This is how corrupt the world is: Transparency International publishes Corruption Perceptions Index 2022
On January 31, 2023, the Corruption Perceptions Index 2022 (CPI) was published by Transparency International, the world's leading civil society organization in the fight against corruption. The CPI looks at 180 countries and rates them according to the degree of corruption in the public sector (i.e. politics and administration) as assessed by experts and business people. It is thus considered the world's best-known corruption indicator. It uses a scale from 0 (high corruption) to 100 (no corruption).
The world at a glance
- As in the previous year, the global average is 43 out of 100 points. Two thirds of all countries surveyed scored less than half of the possible points.
- With 90 points achieved, Denmark tops the 2022 ranking, followed by New Zealand and Finland (87 points). It should be noted that countries with strong rule-of-law and democratic institutions in particular are higher up the scale.
- With only 12 points achieved, Somalia occupies last place in the ranking. Syria and South Sudan also scored similarly few points (13). Overall, the bottom places were occupied by states that are embroiled in violent conflicts and where state institutions are crumbling.
- For a total of 26 countries, the CPI in 2022 is at an all-time low. These include the United Kingdom (73), Qatar (58) and Guatemala (24).
Perceived Corruption in Germany
Germany receives a total of 79 points in the ranking, which represents the lowest score since 2014. Compared with the previous year (2021: 80 points), this represents a drop of one point. In the global ranking, Germany occupies ninth place, which initially appears to be relatively good from an international perspective. The main reason for this is that everyday corruption in the police and administration is almost non-existent in Germany.

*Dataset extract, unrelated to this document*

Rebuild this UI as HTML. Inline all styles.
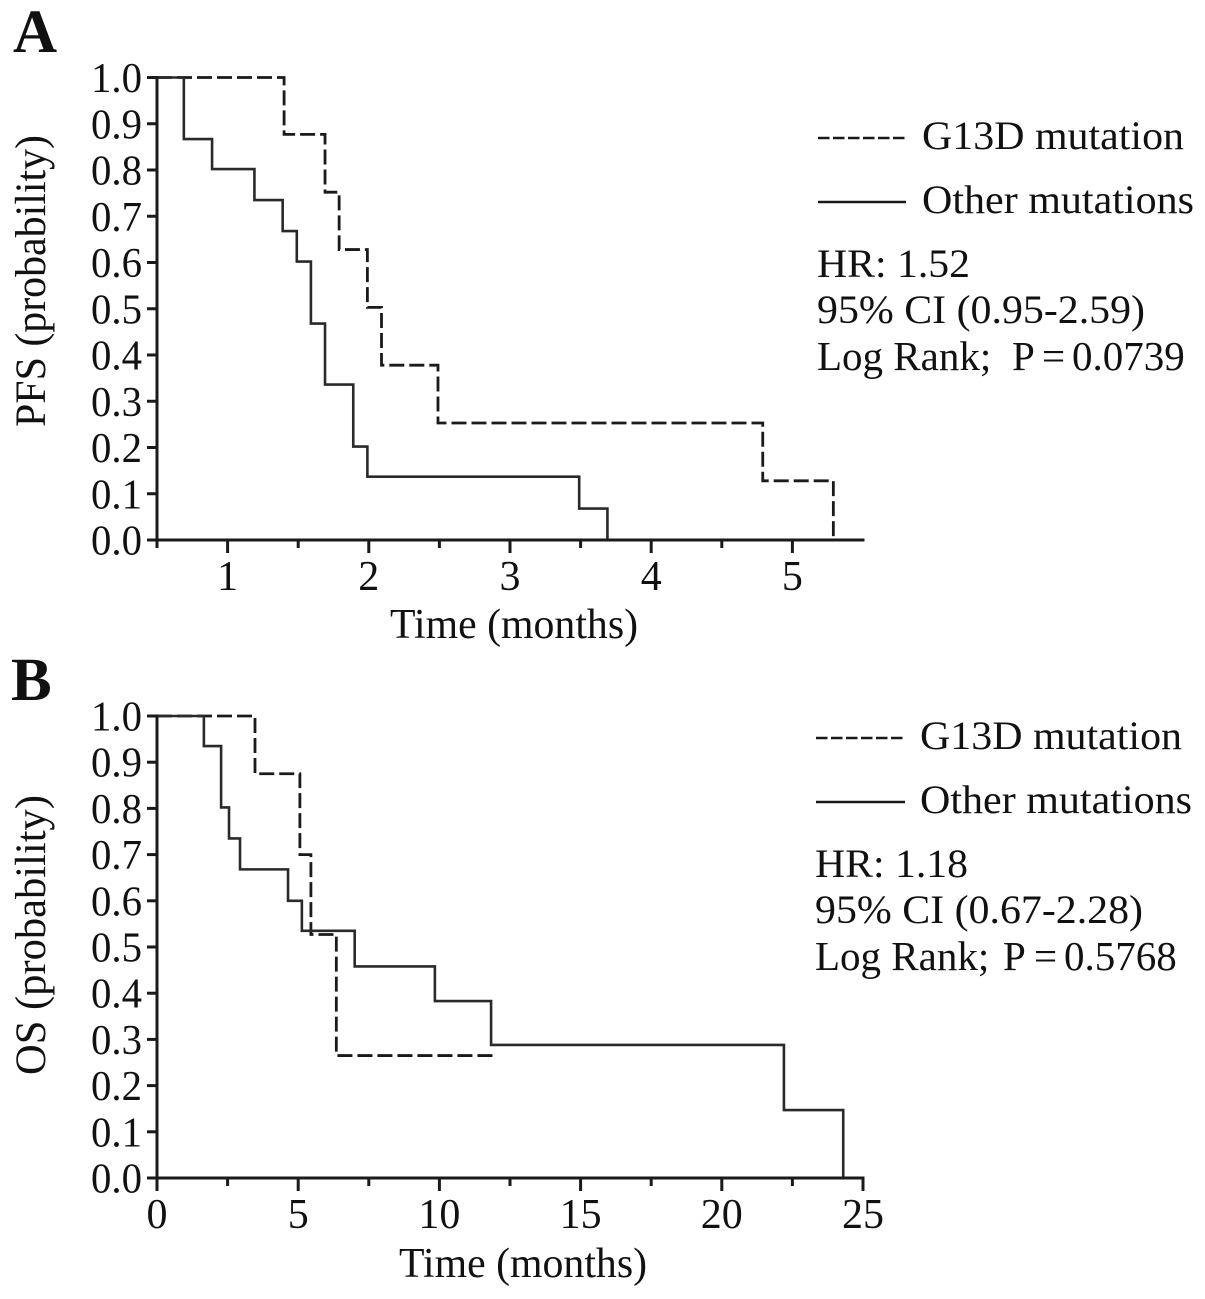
<!DOCTYPE html>
<html lang="en">
<head>
<meta charset="utf-8">
<title>Kaplan-Meier curves</title>
<style>
html,body{margin:0;padding:0;background:#fff;width:1205px;height:1299px;overflow:hidden}
svg{display:block}
text{font-family:"Liberation Serif",serif;fill:#111}
</style>
</head>
<body>
<svg id="fig" xmlns="http://www.w3.org/2000/svg" width="1205" height="1299" viewBox="0 0 1205 1299">
  <rect width="1205" height="1299" fill="#fff"/>
  <text x="13" y="52" font-size="61" font-weight="bold">A</text>
  <text x="11" y="700" font-size="61" font-weight="bold">B</text>

  <line x1="818" y1="138" x2="906" y2="138" stroke="#1a1a1a" stroke-width="2.5" stroke-dasharray="11.5 3.5"/>
  <text x="922" y="149" font-size="40" textLength="262" lengthAdjust="spacingAndGlyphs">G13D mutation</text>
  <line x1="818" y1="202" x2="906" y2="202" stroke="#1a1a1a" stroke-width="2.5"/>
  <text x="922" y="213" font-size="40" textLength="272" lengthAdjust="spacingAndGlyphs">Other mutations</text>
  <text x="817" y="277" font-size="40" textLength="153" lengthAdjust="spacingAndGlyphs">HR: 1.52</text>
  <text x="817" y="323" font-size="40" textLength="328" lengthAdjust="spacingAndGlyphs">95% CI (0.95-2.59)</text>
  <text y="370" font-size="41"><tspan x="817">Log Rank;</tspan> <tspan x="1012">P</tspan> <tspan x="1042">=</tspan><tspan x="1072">0.0739</tspan></text>

  <line x1="816" y1="738" x2="905" y2="738" stroke="#1a1a1a" stroke-width="2.5" stroke-dasharray="11.5 3.5"/>
  <text x="920" y="749" font-size="40" textLength="262" lengthAdjust="spacingAndGlyphs">G13D mutation</text>
  <line x1="816" y1="802" x2="905" y2="802" stroke="#1a1a1a" stroke-width="2.5"/>
  <text x="920" y="813" font-size="40" textLength="272" lengthAdjust="spacingAndGlyphs">Other mutations</text>
  <text x="815" y="877" font-size="40" textLength="153" lengthAdjust="spacingAndGlyphs">HR: 1.18</text>
  <text x="815" y="923" font-size="40" textLength="328" lengthAdjust="spacingAndGlyphs">95% CI (0.67-2.28)</text>
  <text y="970" font-size="41"><tspan x="815">Log Rank;</tspan> <tspan x="1003">P</tspan> <tspan x="1034">=</tspan><tspan x="1064">0.5768</tspan></text>

  <text x="390" y="638" font-size="42" textLength="248" lengthAdjust="spacingAndGlyphs">Time (months)</text>
  <text x="399" y="1277" font-size="42" textLength="248" lengthAdjust="spacingAndGlyphs">Time (months)</text>
  <text transform="translate(45,427) rotate(-90)" font-size="43" textLength="292" lengthAdjust="spacingAndGlyphs">PFS (probability)</text>
  <text transform="translate(45,1075) rotate(-90)" font-size="43" textLength="280" lengthAdjust="spacingAndGlyphs">OS (probability)</text>
</svg>
<script>
// Shared y-axis tick labels
const yTickLabels = ['0.0','0.1','0.2','0.3','0.4','0.5','0.6','0.7','0.8','0.9','1.0'];

// Panel A: progression-free survival
const aXMajorTicks = [1, 2, 3, 4, 5];
const aXMinorTicks = [0.5, 1.5, 2.5, 3.5, 4.5];
const aG13dTimes = [1.4, 1.69, 1.79, 1.99, 2.09, 2.49, 4.79, 5.29];
const aG13dProb = [0.877, 0.752, 0.628, 0.503, 0.378, 0.253, 0.128, 0];
const aOtherTimes = [0.69, 0.89, 1.19, 1.39, 1.49, 1.59, 1.69, 1.89, 1.99, 3.49, 3.69];
const aOtherProb = [0.867, 0.802, 0.735, 0.668, 0.602, 0.468, 0.336, 0.202, 0.137, 0.068, 0];

// Panel B: overall survival
const bXMajorTicks = [0, 5, 10, 15, 20, 25];
const bXMinorTicks = [2.5, 7.5, 12.5, 17.5, 22.5];
const bG13dTimes = [3.47, 5.06, 5.45, 6.35];
const bG13dProb = [0.875, 0.70, 0.527, 0.265];
const bG13dEnd = 12.03;
const bOtherTimes = [1.66, 2.27, 2.55, 2.94, 4.64, 5.13, 7.0, 9.84, 11.83, 22.2, 24.3];
const bOtherProb = [0.935, 0.802, 0.735, 0.668, 0.60, 0.535, 0.458, 0.383, 0.288, 0.147, 0];

const NS = 'http://www.w3.org/2000/svg';
const svg = document.getElementById('fig');
const INK = '#1a1a1a';

function add(tag, attrs) {
  const el = document.createElementNS(NS, tag);
  for (const k in attrs) el.setAttribute(k, attrs[k]);
  svg.appendChild(el);
  return el;
}

function stepPath(times, probs, xScale, yScale, endTime) {
  let d = 'M' + xScale(xScale.domainStart) + ' ' + yScale(1);
  let prev = 1;
  times.forEach(function (t, i) {
    d += 'L' + xScale(t) + ' ' + yScale(prev);
    d += 'L' + xScale(t) + ' ' + yScale(probs[i]);
    prev = probs[i];
  });
  if (endTime !== undefined) d += 'L' + xScale(endTime) + ' ' + yScale(prev);
  return d;
}

function drawPanel(p) {
  const xScale = function (v) { return p.x0 + (v - p.d0) / (p.d1 - p.d0) * (p.x1 - p.x0); };
  xScale.domainStart = p.d0;
  const yScale = function (v) { return p.y0 + (1 - v) * (p.y1 - p.y0); };
  const lbl = p.id;

  // y ticks and labels
  yTickLabels.forEach(function (s) {
    const v = parseFloat(s);
    const tick = add('line', {x1: p.x0 - 10, x2: p.x0, y1: yScale(v), y2: yScale(v), stroke: INK, 'stroke-width': 3});
    
    
    const t = add('text', {x: p.x0 - 66, y: yScale(v) + 14.5, 'font-size': 42, textLength: 51, lengthAdjust: 'spacingAndGlyphs'});
    t.textContent = s;
    
    
  });

  // x ticks and labels
  p.major.forEach(function (v) {
    const tick = add('line', {x1: xScale(v), x2: xScale(v), y1: p.y1, y2: p.y1 + 13, stroke: INK, 'stroke-width': 3});
    
    
    const t = add('text', {x: xScale(v), y: p.labelY, 'font-size': 42, 'text-anchor': 'middle'});
    t.textContent = String(v);
    
    
  });
  p.minor.forEach(function (v) {
    const tick = add('line', {x1: xScale(v), x2: xScale(v), y1: p.y1, y2: p.y1 + 8, stroke: INK, 'stroke-width': 3});
    
    
  });

  // series
  const dashed = add('path', {d: stepPath(p.gT, p.gP, xScale, yScale, p.gEnd), fill: 'none', stroke: INK, 'stroke-width': 2.8, 'stroke-dasharray': '15 5'});
  
  
  const solid = add('path', {d: stepPath(p.oT, p.oP, xScale, yScale), fill: 'none', stroke: '#2a2a2a', 'stroke-width': 2.6});
  
  

  // axes
  const yAxis = add('line', {x1: p.x0, x2: p.x0, y1: p.y0 - 1.5, y2: p.y1 + 1.5, stroke: INK, 'stroke-width': 3});
  
  
  const xAxis = add('line', {x1: p.x0 - 1.5, x2: p.x1 + 1.5, y1: p.y1, y2: p.y1, stroke: INK, 'stroke-width': 3});
  
  
}

drawPanel({id: 'panel-a', x0: 157, x1: 863, y0: 77.5, y1: 540, d0: 0.5, d1: 5.5, labelY: 590,
  major: aXMajorTicks, minor: aXMinorTicks, gT: aG13dTimes, gP: aG13dProb, oT: aOtherTimes, oP: aOtherProb});
drawPanel({id: 'panel-b', x0: 157, x1: 863, y0: 716, y1: 1178, d0: 0, d1: 25, labelY: 1228,
  major: bXMajorTicks, minor: bXMinorTicks, gT: bG13dTimes, gP: bG13dProb, gEnd: bG13dEnd, oT: bOtherTimes, oP: bOtherProb});
</script>
</body>
</html>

Nevertheless, the Corruption Perceptions Index also reveals one thing above all: for ten years, the fight against corruption in Germany has improved only imperceptibly.
Reforms such as the introduction of the lobby register are important steps in the right direction. Nevertheless, there are still many weak points that need to be addressed. Among other things, a tightening of the law on bribery of members of parliament is long overdue, especially after the mask scandal and the Azerbaijan affair, according to a member of Transparency Germany.
In addition, there is still work to be done in preventing and combating economic and financial crime. The fight against corruption must be included in the national security strategy. According to Transparency Germany, it is important that the relevant authorities be significantly more effective and also strengthened in terms of personnel.